朝、とある駅でOさんと待ち合わせをして「借り手を探しているいい家」の見学に向かいました。
「四合院」という中国の伝統的なスタイルの家で、四つの家に囲まれた真ん中には庭があって…という形式なのですが、イメージ図を見ていただいたほうがわかりやすいと思います。

もちろん当時は「四合院」など知らなかったので、勝手に頭の中でイメージが膨らんでいました。
(どうしても住むことが難しいと感じた場合は)現地にいれば次の引っ越し先も見つかるだろう…と難しく考えていなかったこともあり、「ここで決めないといけない」というような重圧感はありませんでした。

少し目的の家まで離れた場所に待ち合わせをしたこともあり早足で向かったのですが、Oさんが何度も「無理に決めなくていいから」と言っていたのを覚えています。

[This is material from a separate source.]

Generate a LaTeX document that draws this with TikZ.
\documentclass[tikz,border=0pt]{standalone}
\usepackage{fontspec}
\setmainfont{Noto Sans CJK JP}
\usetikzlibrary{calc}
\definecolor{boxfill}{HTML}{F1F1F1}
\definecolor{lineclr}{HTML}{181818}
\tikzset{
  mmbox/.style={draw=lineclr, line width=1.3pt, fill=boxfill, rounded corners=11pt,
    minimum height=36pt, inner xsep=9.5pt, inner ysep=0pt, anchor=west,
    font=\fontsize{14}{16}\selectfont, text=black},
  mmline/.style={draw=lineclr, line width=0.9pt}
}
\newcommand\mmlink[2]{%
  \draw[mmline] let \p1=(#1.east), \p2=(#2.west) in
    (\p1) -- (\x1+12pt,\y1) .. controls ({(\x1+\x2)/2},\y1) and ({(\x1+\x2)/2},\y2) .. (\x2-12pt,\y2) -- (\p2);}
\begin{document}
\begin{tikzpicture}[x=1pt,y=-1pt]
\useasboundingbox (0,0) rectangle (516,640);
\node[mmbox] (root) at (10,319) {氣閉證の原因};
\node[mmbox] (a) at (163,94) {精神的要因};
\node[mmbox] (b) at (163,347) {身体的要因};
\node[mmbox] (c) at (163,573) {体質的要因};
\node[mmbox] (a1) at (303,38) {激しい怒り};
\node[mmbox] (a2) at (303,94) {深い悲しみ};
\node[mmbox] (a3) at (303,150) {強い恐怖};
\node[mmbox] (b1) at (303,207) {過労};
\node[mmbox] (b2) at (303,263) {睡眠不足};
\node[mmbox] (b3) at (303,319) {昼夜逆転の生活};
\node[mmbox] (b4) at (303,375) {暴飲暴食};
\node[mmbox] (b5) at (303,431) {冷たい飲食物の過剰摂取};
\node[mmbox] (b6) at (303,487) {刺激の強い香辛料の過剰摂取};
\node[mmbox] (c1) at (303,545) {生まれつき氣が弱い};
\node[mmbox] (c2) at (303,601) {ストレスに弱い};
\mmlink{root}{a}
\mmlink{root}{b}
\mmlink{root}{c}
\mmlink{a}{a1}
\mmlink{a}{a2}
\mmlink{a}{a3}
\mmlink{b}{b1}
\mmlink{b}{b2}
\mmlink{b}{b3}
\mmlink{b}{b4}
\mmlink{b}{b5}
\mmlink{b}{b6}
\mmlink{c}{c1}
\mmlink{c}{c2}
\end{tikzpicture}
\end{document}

旅行で観光をほとんどしていなかった自分はこの早足で歩いている間も全てが新鮮に感じていました。
中国で最も有名な繁華街「王府井」を通過して、かの有名な「故宮」の壁が見えてしまいそうな程近い場所に四合院がありました。
この場所は北京のど真ん中、つまり中国のど真ん中に位置します。

当時の自分はこの価値をよくわかっていなかったのですが、本来旅行者が飛び込みで借りられるような家ではありません。
まして、買えば何億、何十億とも言われるある意味「北京で最も優雅な暮らし」です。
今思えば、一生の運を使い果たしてもおかしくないような出会いだったんだな…と思っています。

四合院には必ず門があるのですが、門を開けて見えた景色がとても美しいと思いました。
お家の中もとても素敵な家具が揃っていて、少し見ただけで本当に気に入りました。

貸し手の方とも殆ど話もしないまま、即決で「この家を貸してください」と伝えました。
まさか一週間の旅行で引っ越すことが決まるとは思っていませんでしたが、躊躇いはありませんでした。
それは、自分の知っている北京はとても暖かくて人情味があって、本当に住んでみたい街だと思ったからです。

今回の旅行で北京にいられる時間も限られているので、具体的な引っ越しの時期などはメールでやりとりすることになりました。

そして残ったわずかな時間もあっという間に過ぎていきました。

日本に戻る当日、今回呼んでくれたKZさん夫婦と泣きながら挨拶をして「一ヶ月後くらいに帰ってきます」と伝えました。
そして私にとって中国に来て最初の友人であるマンションの管理人のおばちゃんに帰ることを告げると、抱き合いながら別れを惜しんでくれました。

私もこのおばちゃんと明日から筆談できなくなるのが本当に寂しくて、ずっと泣いていました。

飛行機が離陸するとき、北京で出会ったたくさんの人達への感謝の気持ちがこみ上げてきました。